JPMorgan's crowdsourced data platform lives on
Remember ROAR data? Two years ago, it was quietly evolving as part of JPMorgan's project to develop "an online platform to host prediction competitions and challenges among public participants."
It apparently came to nothing, but the ROAR concept has not died.
Peter Cotton, the JPMorgan data scientist behind ROAR has been busy building a new crowdsourced data platform called Microprediction.
Cotton didn't respond to a request to comment on the new platform, which began running competitions this summer. The idea appears to be a little like Kaggle (data scientists compete to write algorithms that make the best predictions) and a little like ROAR (people with data sets can plug them into the site for user to analyze).
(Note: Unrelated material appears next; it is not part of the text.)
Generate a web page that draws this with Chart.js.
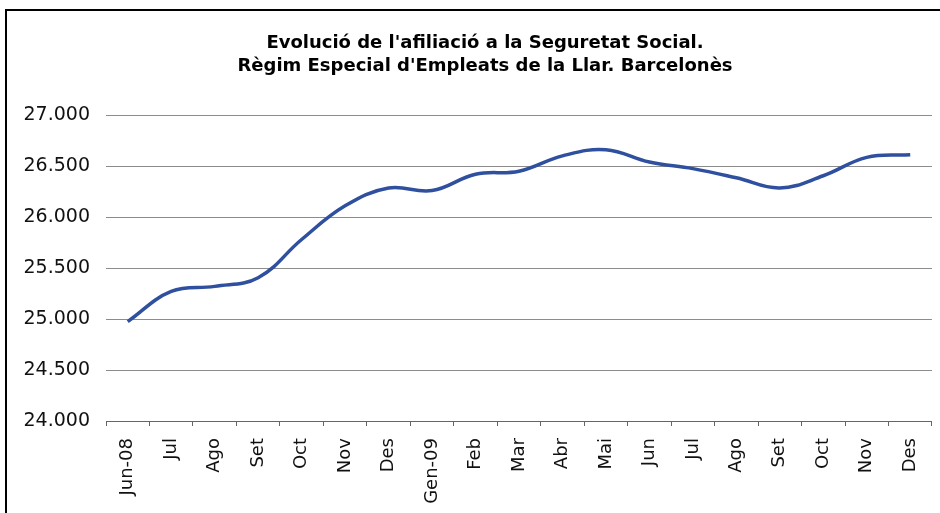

In one existing datastream, users are invited to calculate the next move of a badminton player. In another, they're asked to predict the movement of a helicopter in a two-dimensional space.
Micropredictions are defined as, 'repeated, very short-term forecasts -- nowcasts -- using real-time data streams.' Users publish data to the site and algorithms compete to optimize it.
Cotton was an executive director at JPMorgan, where he worked in New York City for over six years. At JPM, ROAR had over 1,000 contributing data scientists from within the bank. Micropredictions seems to have taken over the ROAR domain and is a division of Intech Investments, where Cotton leads the data science team.